One of the most spectacular natural wonders of the world, locally known as “Mosi-oa-Tunya” – the smoke that thunders.


The Victoria Falls is 1708 meters wide, making it the largest curtain of water in the world. It drops between 90m and 107m into the Zambezi Gorge and an average of 550,000 cubic metres of water plummet over the edge every minute. Remarkably preserved in its natural state, Victoria Falls inspires visitors as much today as it did David Livingstone in the 1860′s. The falls and the surrounding area have been declared National Parks and a World Heritage Site, thus preserving the area from excessive commercialisation. The Falls are spectacular throughout the year, but February onwards, after the rain season, has the heaviest flow and volume of spray. Our favourite hotel is the Victoria Falls Hotel, with its colonial old-world charm and magnificent gardens overlooking the spray of the falls.


Victoria Falls is also Africa’s adventure capital. Test your fear of heights by bungee jumping off the railway bridge. If that doesn’t get your adrenalin pumping then strap on a life jacket and board a rubber dingy for some exciting white water river rafting! The ‘Flight of Angels’ (helicopter) provides a fabulous vista of the falls, the upstream river and its many islands and for the more adventurous there is microlighting with stunning views of the Fall.

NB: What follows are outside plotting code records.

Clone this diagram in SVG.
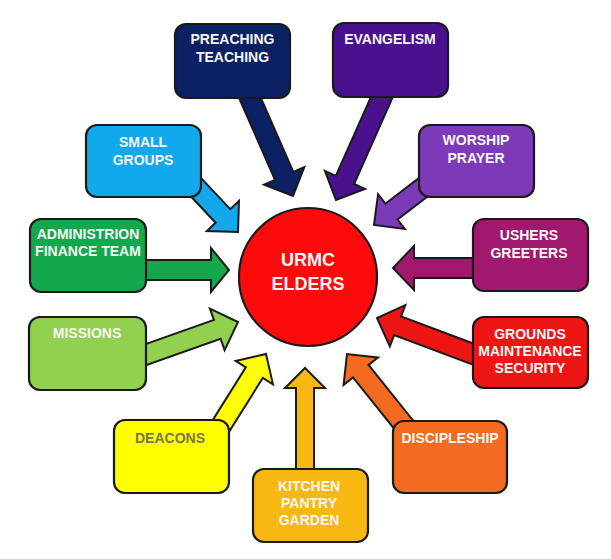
<svg xmlns="http://www.w3.org/2000/svg" width="611" height="559" viewBox="0 0 611 559">
<style>
.ar{stroke:#1a1a1a;stroke-width:2;stroke-linejoin:miter}
.bx{stroke:#1a1a1a;stroke-width:2.2}
.t{font-family:"Liberation Sans",Arial,sans-serif;font-weight:bold;font-size:14px;fill:#f7f7f7;text-anchor:middle}
.tc{font-family:"Liberation Sans",Arial,sans-serif;font-weight:bold;font-size:18px;fill:#f7f7f7;text-anchor:middle}
</style>
<rect width="611" height="559" fill="#ffffff"/>
<g id="connectors">
<polygon class="ar" fill="#0b2163" transform="translate(293,196) rotate(66.3)" points="-115,-10 -22,-10 -22,-22 0,0 -22,22 -22,10 -115,10"/>
<polygon class="ar" fill="#4a118f" transform="translate(336,200) rotate(114)" points="-120,-10 -22,-10 -22,-22 0,0 -22,22 -22,10 -120,10"/>
<polygon class="ar" fill="#7d3ab8" transform="translate(374,225) rotate(142.5)" points="-71,-10 -22,-10 -22,-22 0,0 -22,22 -22,10 -71,10"/>
<polygon class="ar" fill="#a1186f" transform="translate(393,268) rotate(180)" points="-87,-10 -21,-10 -21,-22 0,0 -21,22 -21,10 -87,10"/>
<polygon class="ar" fill="#ee1515" transform="translate(377,318) rotate(200.6)" points="-111,-10 -22,-10 -22,-22 0,0 -22,22 -22,10 -111,10"/>
<polygon class="ar" fill="#f26b21" transform="translate(347,354) rotate(231.3)" points="-98,-10 -22,-10 -22,-22 0,0 -22,22 -22,10 -98,10"/>
<polygon class="ar" fill="#f9b712" transform="translate(305,368) rotate(-90)" points="-108,-9 -20,-9 -20,-20 0,0 -20,20 -20,9 -108,9"/>
<polygon class="ar" fill="#ffff00" transform="translate(266,354) rotate(-57.9)" points="-92,-10 -22,-10 -22,-22 0,0 -22,22 -22,10 -92,10"/>
<polygon class="ar" fill="#92d050" transform="translate(238,322) rotate(-19.5)" points="-105,-10 -22,-10 -22,-22 0,0 -22,22 -22,10 -105,10"/>
<polygon class="ar" fill="#14a84c" transform="translate(229,270)" points="-89,-10 -18,-10 -18,-22 0,0 -18,22 -18,10 -89,10"/>
<polygon class="ar" fill="#12a9ec" transform="translate(238,232) rotate(46.8)" points="-69,-10 -22,-10 -22,-22 0,0 -22,22 -22,10 -69,10"/>
</g>
<g id="center">
<circle cx="308" cy="277" r="69" fill="#fe0a0a" stroke="#1a1a1a" stroke-width="2.2"/>
<text class="tc" x="308" y="266">URMC</text>
<text class="tc" x="308" y="290">ELDERS</text>
</g>
<g id="preaching">
<rect class="bx" x="175" y="24" width="115" height="74" rx="11" fill="#0b2163"/>
<text class="t" x="232.5" y="44">PREACHING</text>
<text class="t" x="232.5" y="62">TEACHING</text>
</g>
<g id="evangelism">
<rect class="bx" x="333" y="23" width="115" height="74" rx="11" fill="#4a118f"/>
<text class="t" x="390" y="44">EVANGELISM</text>
</g>
<g id="worship">
<rect class="bx" x="419" y="125" width="115" height="72" rx="11" fill="#7d3ab8"/>
<text class="t" x="476" y="145">WORSHIP</text>
<text class="t" x="476" y="163">PRAYER</text>
</g>
<g id="ushers">
<rect class="bx" x="473" y="219" width="115" height="72" rx="11" fill="#a1186f"/>
<text class="t" x="529" y="240">USHERS</text>
<text class="t" x="529" y="258">GREETERS</text>
</g>
<g id="grounds">
<rect class="bx" x="473" y="317" width="115" height="71" rx="11" fill="#ee1515"/>
<text class="t" x="530" y="339">GROUNDS</text>
<text class="t" x="530" y="356">MAINTENANCE</text>
<text class="t" x="530" y="373">SECURITY</text>
</g>
<g id="discipleship">
<rect class="bx" x="393" y="421" width="114" height="72" rx="11" fill="#f26b21"/>
<text class="t" x="450" y="443">DISCIPLESHIP</text>
</g>
<g id="kitchen">
<rect class="bx" x="253" y="469" width="115" height="73" rx="11" fill="#f9b712"/>
<text class="t" x="309" y="491">KITCHEN</text>
<text class="t" x="309" y="508">PANTRY</text>
<text class="t" x="309" y="525">GARDEN</text>
</g>
<g id="deacons">
<rect class="bx" x="114" y="420" width="115" height="73" rx="11" fill="#ffff00"/>
<text class="t" x="170" y="443" style="fill:#77774a">DEACONS</text>
</g>
<g id="missions">
<rect class="bx" x="29" y="317" width="117" height="73" rx="11" fill="#92d050"/>
<text class="t" x="87" y="338">MISSIONS</text>
</g>
<g id="admin">
<rect class="bx" x="30" y="219" width="116" height="73" rx="11" fill="#14a84c"/>
<text class="t" x="88" y="239">ADMINISTRION</text>
<text class="t" x="88" y="256">FINANCE TEAM</text>
</g>
<g id="smallgroups">
<rect class="bx" x="86" y="125" width="115" height="72" rx="11" fill="#12a9ec"/>
<text class="t" x="143" y="147">SMALL</text>
<text class="t" x="143" y="165">GROUPS</text>
</g>
</svg>
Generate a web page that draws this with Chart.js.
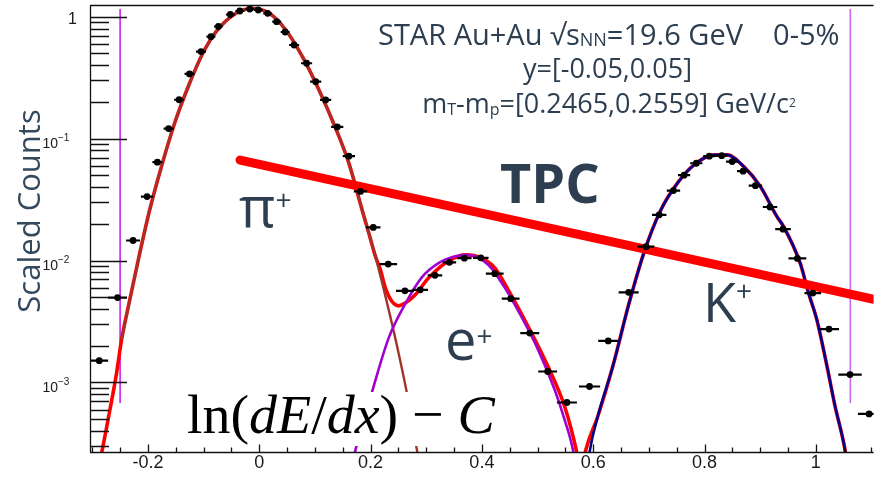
<!DOCTYPE html>
<html>
<head>
<meta charset="utf-8">
<script src="https://cdn.jsdelivr.net/npm/chart.js@4.4.1/dist/chart.umd.min.js"></script>
<style>
  html, body { margin: 0; padding: 0; background: #fff; overflow: hidden; }
  canvas { display: block; }
</style>
</head>
<body>
<canvas id="c" width="877" height="493" style="width:877px;height:493px"></canvas>
<script>
// ---- data ----
const binX = [-0.2875, -0.2546, -0.2267, -0.2016, -0.1830, -0.1628, -0.1440, -0.1252, -0.1047, -0.0868,
  -0.0733, -0.0519, -0.0349, -0.0170, -0.0018, 0.0152, 0.0313, 0.0465, 0.0626, 0.0850,
  0.1014, 0.1193, 0.1401, 0.1610, 0.1819, 0.2048, 0.2317, 0.2617, 0.2893, 0.3157,
  0.3417, 0.3685, 0.3980, 0.4231, 0.4517, 0.4860, 0.5182, 0.5528, 0.5934, 0.6270,
  0.6637, 0.6950, 0.7186, 0.7442, 0.7633, 0.7853, 0.8086, 0.8309, 0.8497, 0.8694,
  0.8914, 0.9177, 0.9410, 0.9669, 0.9946, 1.0236, 1.0614, 1.0957];
const binHalfWidth = [0.016, 0.017, 0.0125, 0.011, 0.009, 0.009, 0.009, 0.009, 0.009, 0.008,
  0.008, 0.008, 0.008, 0.008, 0.008, 0.008, 0.008, 0.008, 0.009, 0.010,
  0.010, 0.010, 0.011, 0.011, 0.012, 0.013, 0.016, 0.016, 0.014, 0.013,
  0.012, 0.013, 0.014, 0.016, 0.016, 0.017, 0.017, 0.018, 0.019, 0.018,
  0.018, 0.015, 0.013, 0.012, 0.011, 0.011, 0.011, 0.011, 0.011, 0.011,
  0.012, 0.013, 0.014, 0.016, 0.015, 0.018, 0.021, 0.020];
const counts = [1.51e-3, 4.97e-3, 0.0146, 0.0335, 0.0641, 0.1208, 0.2084, 0.339, 0.517, 0.686,
  0.831, 1.042, 1.113, 1.156, 1.135, 1.066, 0.910, 0.749, 0.586, 0.415,
  0.293, 0.2076, 0.1247, 0.0718, 0.0369, 0.0187, 0.00936, 0.00565, 0.00575, 0.00757,
  0.00967, 0.01046, 0.01052, 0.00781, 0.00487, 0.00254, 0.00123, 6.85e-4, 9.27e-4, 0.00219,
  0.00549, 0.0130, 0.0237, 0.0375, 0.0501, 0.0628, 0.0718, 0.0724, 0.0648, 0.0541,
  0.0411, 0.0275, 0.0181, 0.0104, 0.00541, 0.00274, 0.00116, 5.52e-4];

// fit curves
const totalX = [-0.2916, -0.2832, -0.2683, -0.2564, -0.2474, -0.2326, -0.2147, -0.1968, -0.1758, -0.1521,
  -0.1252, -0.1014, -0.0775, -0.0417, -0.0125, 0.0179, 0.0477, 0.0775, 0.1073, 0.1372,
  0.1610, 0.1848, 0.1968, 0.2088, 0.2177, 0.2267, 0.2385, 0.2504, 0.2624, 0.2803,
  0.3041, 0.3340, 0.3698, 0.3995, 0.4234, 0.4472, 0.4830, 0.5188, 0.5487, 0.5694,
  0.5778, 0.5868, 0.6082, 0.6351, 0.6646, 0.6918, 0.7215, 0.7513, 0.7812, 0.8170,
  0.8408, 0.8707, 0.9004, 0.9302, 0.9421, 0.9719, 0.9869, 1.0018, 1.0202, 1.0340,
  1.0524, 1.0590];
const totalY = [1.75e-4, 2.64e-4, 5.97e-4, 1.19e-3, 2.24e-3, 4.77e-3, 0.0115, 0.0261, 0.0589, 0.1337,
  0.2844, 0.501, 0.754, 1.066, 1.167, 1.066, 0.778, 0.470, 0.2506, 0.1217,
  0.0629, 0.0260, 0.0168, 0.01078, 8.39e-3, 5.94e-3, 4.61e-3, 4.25e-3, 4.48e-3, 5.24e-3,
  7.18e-3, 9.52e-3, 0.01114, 0.01047, 8.67e-3, 5.75e-3, 2.88e-3, 1.35e-3, 6.36e-4, 2.81e-4,
  1.75e-4, 2.81e-4, 5.26e-4, 1.35e-3, 4.50e-3, 0.01185, 0.0260, 0.0431, 0.0608, 0.0735,
  0.0735, 0.0589, 0.0404, 0.0229, 0.0190, 9.52e-3, 5.41e-3, 3.27e-3, 1.35e-3, 6.56e-4,
  2.81e-4, 1.75e-4];
const pionX = [-0.2474, -0.2326, -0.2147, -0.1968, -0.1758, -0.1521, -0.1252, -0.1014, -0.0775, -0.0417,
  -0.0125, 0.0179, 0.0477, 0.0775, 0.1073, 0.1372, 0.1610, 0.1848, 0.2088, 0.2326,
  0.2504, 0.2653, 0.2832, 0.3000];
const pionY = [2.24e-3, 4.77e-3, 0.0115, 0.0261, 0.0589, 0.1337, 0.2844, 0.501, 0.754, 1.066,
  1.167, 1.066, 0.778, 0.470, 0.2506, 0.1217, 0.0629, 0.0260, 0.01078, 3.94e-3,
  1.74e-3, 8.18e-4, 2.81e-4, 1.2e-4];
const elecX = [0.1610, 0.1730, 0.2027, 0.2326, 0.2624, 0.2921, 0.3220, 0.3488, 0.3726, 0.4114,
  0.4413, 0.4710, 0.5009, 0.5308, 0.5487, 0.5635, 0.5707];
const elecY = [1.6e-4, 2.81e-4, 8.39e-4, 2.32e-3, 4.42e-3, 7.28e-3, 9.52e-3, 0.01072, 0.01114, 9.23e-3,
  5.97e-3, 3.46e-3, 1.86e-3, 8.71e-4, 4.94e-4, 2.81e-4, 1.75e-4];
const kaonX = [0.5886, 0.5939, 0.6082, 0.6351, 0.6646, 0.6918, 0.7215, 0.7513, 0.7812, 0.8170,
  0.8408, 0.8707, 0.9004, 0.9302, 0.9421, 0.9719, 0.9869, 1.0018, 1.0202, 1.0340,
  1.0524, 1.0590];
const kaonY = [1.75e-4, 2.75e-4, 5.26e-4, 1.35e-3, 4.50e-3, 0.01185, 0.0260, 0.0431, 0.0608, 0.0735,
  0.0735, 0.0589, 0.0404, 0.0229, 0.0190, 9.52e-3, 5.41e-3, 3.27e-3, 1.35e-3, 6.56e-4,
  2.81e-4, 1.75e-4];

// fit range markers and the TPC band line
const cutX = [-0.25, 1.062];
const cutY = [1.156, 6.78e-4];
const tpcX = [-0.0345, 1.12];
const tpcY = [0.0667, 4.63e-3];

// axis ranges and tick labels
const X_MIN = -0.3041, X_MAX = 1.1038;
const Y_MIN = 2.69e-4, Y_MAX = 1.247;
const xTickValues = [-0.2, 0, 0.2, 0.4, 0.6, 0.8, 1];
const xTickLabels = ["-0.2", "0", "0.2", "0.4", "0.6", "0.8", "1"];
const yTickValues = [1, 0.1, 0.01, 0.001];
const yTickExp = ["", "\u22121", "\u22122", "\u22123"];

const TEXT = "#2c3e50";
const pts = (xs, ys) => xs.map((v, i) => ({ x: v, y: ys[i] }));

// draw a row of text runs: [text, font, dy]
function drawRuns(ctx, x, y, runs, align) {
  let w = 0;
  runs.forEach(r => { ctx.font = r[1]; w += ctx.measureText(r[0]).width; });
  let cx = align === "center" ? x - w / 2 : x;
  ctx.textAlign = "left";
  ctx.textBaseline = "alphabetic";
  runs.forEach(r => {
    ctx.font = r[1];
    ctx.fillText(r[0], cx, y + (r[2] || 0));
    cx += ctx.measureText(r[0]).width;
  });
}

function drawFormula(ctx) {
  const parts = [["ln(", false], ["dE", true], ["/", false], ["dx", true], [")", false], [" \u2212 ", false], ["C", true]];
  const font = (s, it) => (it ? "italic " : "") + s + 'px "Liberation Serif"';
  let w = 0;
  parts.forEach(p => { ctx.font = font(50, p[1]); w += ctx.measureText(p[0]).width; });
  const size = 50 * 308 / w;
  ctx.save();
  ctx.fillStyle = "#fff";
  ctx.fillRect(183, 392, 317, 54);
  ctx.fillStyle = "#000";
  ctx.textBaseline = "alphabetic";
  let cx = 187;
  parts.forEach(p => {
    ctx.font = font(size, p[1]);
    ctx.fillText(p[0], cx, 433);
    cx += ctx.measureText(p[0]).width;
  });
  ctx.restore();
}

const errorBars = {
  id: "errorBars",
  beforeDatasetDraw(chart, args) {
    if (args.index !== 0) return;
    const { ctx, chartArea: a, scales: { x, y } } = chart;
    ctx.save();
    ctx.beginPath();
    ctx.rect(a.left, a.top, a.right - a.left, a.bottom - a.top);
    ctx.clip();
    ctx.strokeStyle = "#000";
    ctx.lineWidth = 2.2;
    ctx.beginPath();
    binX.forEach((v, i) => {
      const py = y.getPixelForValue(counts[i]);
      ctx.moveTo(x.getPixelForValue(v - binHalfWidth[i]), py);
      ctx.lineTo(x.getPixelForValue(v + binHalfWidth[i]), py);
    });
    ctx.stroke();
    ctx.restore();
  }
};

const rootAxes = {
  id: "rootAxes",
  afterDatasetsDraw(chart) {
    const { ctx, chartArea: a, scales: { x, y } } = chart;
    drawFormula(ctx);
    ctx.save();
    ctx.strokeStyle = "#111";
    ctx.lineWidth = 1.3;
    ctx.beginPath();
    ctx.moveTo(a.left + 0.5, a.top); ctx.lineTo(a.left + 0.5, a.bottom);
    ctx.moveTo(a.left, a.bottom + 0.5); ctx.lineTo(a.right, a.bottom + 0.5);
    ctx.moveTo(a.left, a.top + 0.5); ctx.lineTo(a.right, a.top + 0.5);
    for (let k = -6; k <= 22; k++) {
      const v = k * 0.05;
      if (v < X_MIN || v > X_MAX) continue;
      const px = Math.round(x.getPixelForValue(v)) + 0.5;
      ctx.moveTo(px, a.bottom);
      ctx.lineTo(px, a.bottom - (k % 4 === 0 ? 7.5 : 4.5));
    }
    for (let e = -4; e <= 0; e++) {
      for (let m = 1; m <= 9; m++) {
        const v = m * Math.pow(10, e);
        if (v < Y_MIN || v > Y_MAX) continue;
        const py = Math.round(y.getPixelForValue(v)) + 0.5;
        ctx.moveTo(a.left, py);
        ctx.lineTo(a.left + (m === 1 ? 37 : 19), py);
      }
    }
    ctx.stroke();

    // tick labels
    ctx.fillStyle = "#1a1a1a";
    ctx.textBaseline = "middle";
    ctx.font = '18px "Liberation Sans"';
    ctx.textAlign = "center";
    xTickValues.forEach((v, i) => ctx.fillText(xTickLabels[i], x.getPixelForValue(v), 463));
    yTickValues.forEach((v, i) => {
      const py = y.getPixelForValue(v);
      if (!yTickExp[i]) {
        ctx.font = '16px "Liberation Sans"';
        ctx.textAlign = "right";
        ctx.fillText("1", 77, py + 2.5);
      } else {
        ctx.font = '14px "Liberation Sans"';
        ctx.textAlign = "right";
        ctx.fillText("10", 58, py + 6);
        ctx.font = '10px "Liberation Sans"';
        ctx.textAlign = "left";
        ctx.fillText(yTickExp[i], 58, py);
      }
    });
    ctx.restore();
  },
  afterDraw(chart) {
    const ctx = chart.ctx;
    ctx.save();
    ctx.fillStyle = TEXT;
    const f = s => s + 'px "Open Sans"';
    drawRuns(ctx, 378, 44.5, [["STAR Au+Au \u221As", f(29)], ["NN", f(18), 1], ["=19.6 GeV    0-5%", f(29)]], "left");
    drawRuns(ctx, 607.5, 78, [["y=[-0.05,0.05]", f(27)]], "center");
    drawRuns(ctx, 609, 113, [["m", f(27)], ["T", f(16), 2], ["-m", f(27)], ["p", f(16), 2],
      ["=[0.2465,0.2559] GeV/c", f(27)], ["2", f(12), -6]], "center");
    ctx.font = 'bold 54px "Open Sans"';
    ctx.textAlign = "left";
    ctx.textBaseline = "alphabetic";
    ctx.fillText("TPC", 500, 203);
    drawRuns(ctx, 239, 226.5, [["\u03C0", f(56)], ["+", f(28), -17]], "left");
    drawRuns(ctx, 445, 360, [["e", f(56)], ["+", f(28), -14]], "left");
    drawRuns(ctx, 703, 321.5, [["K", f(54)], ["+", f(28), -21]], "left");
    // y axis title
    ctx.translate(40, 211);
    ctx.rotate(-Math.PI / 2);
    ctx.textAlign = "center";
    ctx.fillStyle = "#34495e";
    ctx.font = f(31);
    ctx.fillText("Scaled Counts", 0, 0);
    ctx.restore();
  }
};

const line = (data, color, width, order) => ({
  data, showLine: true, borderColor: color, borderWidth: width, pointRadius: 0,
  cubicInterpolationMode: "monotone", fill: false, clip: 0, order
});

async function init() {
  try {
    await Promise.all([
      document.fonts.load('27px "Open Sans"'),
      document.fonts.load('bold 54px "Open Sans"'),
      document.fonts.load('18px "Liberation Sans"'),
      document.fonts.load('50px "Liberation Serif"'),
      document.fonts.load('italic 50px "Liberation Serif"')
    ]);
  } catch (e) {}

  new Chart(document.getElementById("c"), {
    type: "scatter",
    data: {
      datasets: [
        { data: pts(binX, counts), backgroundColor: "#000", borderColor: "#000", pointRadius: 3.4,
          pointHoverRadius: 3.4, borderWidth: 0, order: 0 },
        Object.assign(line(pts(tpcX, tpcY), "#ff0000", 9, 1), { borderCapStyle: "round", cubicInterpolationMode: "default" }),
        line(pts(kaonX, kaonY), "#00008f", 2.6, 2),
        line(pts(elecX, elecY), "#a000d0", 2.6, 3),
        line(pts(pionX, pionY), "#a0342c", 2.4, 4),
        line(pts(totalX, totalY), "#ff0000", 3.6, 5),
        line([{ x: cutX[0], y: cutY[0] }, { x: cutX[0], y: cutY[1] }], "#cc22ee", 1.6, 6),
        line([{ x: cutX[1], y: cutY[0] }, { x: cutX[1], y: cutY[1] }], "#cc66ee", 1.6, 6)
      ]
    },
    options: {
      responsive: false,
      animation: false,
      layout: { padding: { top: 5, left: 0, right: 0, bottom: 0 } },
      plugins: { legend: { display: false }, tooltip: { enabled: false } },
      scales: {
        x: {
          type: "linear", min: X_MIN, max: X_MAX,
          grid: { display: false }, border: { display: false }, ticks: { display: false },
          afterFit: s => { s.height = 41; }
        },
        y: {
          type: "logarithmic", min: Y_MIN, max: Y_MAX,
          grid: { display: false }, border: { display: false }, ticks: { display: false },
          afterFit: s => { s.width = 90; }
        }
      }
    },
    plugins: [errorBars, rootAxes]
  });
}
init();
</script>
</body>
</html>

A visit to the Victoria Falls can ideally be combined with a safari in the Hwange National Park/Zimbabwe, the Chobe National Park or the Okavango Delta in Botswana, as well with the Kafue national Park in Zambia.

hwange national park

Hwange National Park


This national park is ideally situated just a two hour drive from Victoria Falls Town. Road transfers, but also light aircraft transferred are offered.


The national park boasts more than 100 different mammal species, including 19 large herbivores and eight large carnivores, and over 400 species of birds. With up to 30000 elephants, Hwange is one of the few great elephant sanctuaries left in Africa. All Zimbabwe’s specially protected animals are to be found in Hwange and it is the only protected area where gemsbok and brown hyena occur in reasonable numbers. The population of wild dog to be found in Hwange is thought to be of one of the largest surviving groups in Africa today. Prides of lions are also common.


Hwange National Park includes many diverse habitats including teak forests, palm islands, Kalahari savannah and acacia woodlands.


Accommodation is offered in basic camps and luxurious safari lodges, with Little Makololo and The Hide being our favourites.

mana pools national park

Mana Pools National Park


Zimbabwe’s Mana Pools National Park and The Lower Zambezi National Park, in Zambia, are divided by the magnificent Zambezi River and have some of the best game-viewing in Africa. Mana Pools is a truly remote park. Situated in the extreme north of Zimbabwe on the Zambezi River, Mana is far from any major town or human settlement.


The Mana Pools National Park is one of Zimbabwe’s World Heritage Sites and forms part of the Middle Zambezi Valley, which extends eastward from Kariba to Kanyemba and southwards to the summit of the steep Zambezi Escarpment. The Middle Zambezi Valley is one of the few remaining places on earth where the black rhino can still be found. The accessible water and abundance of vegetation attracts high concentrations of animals.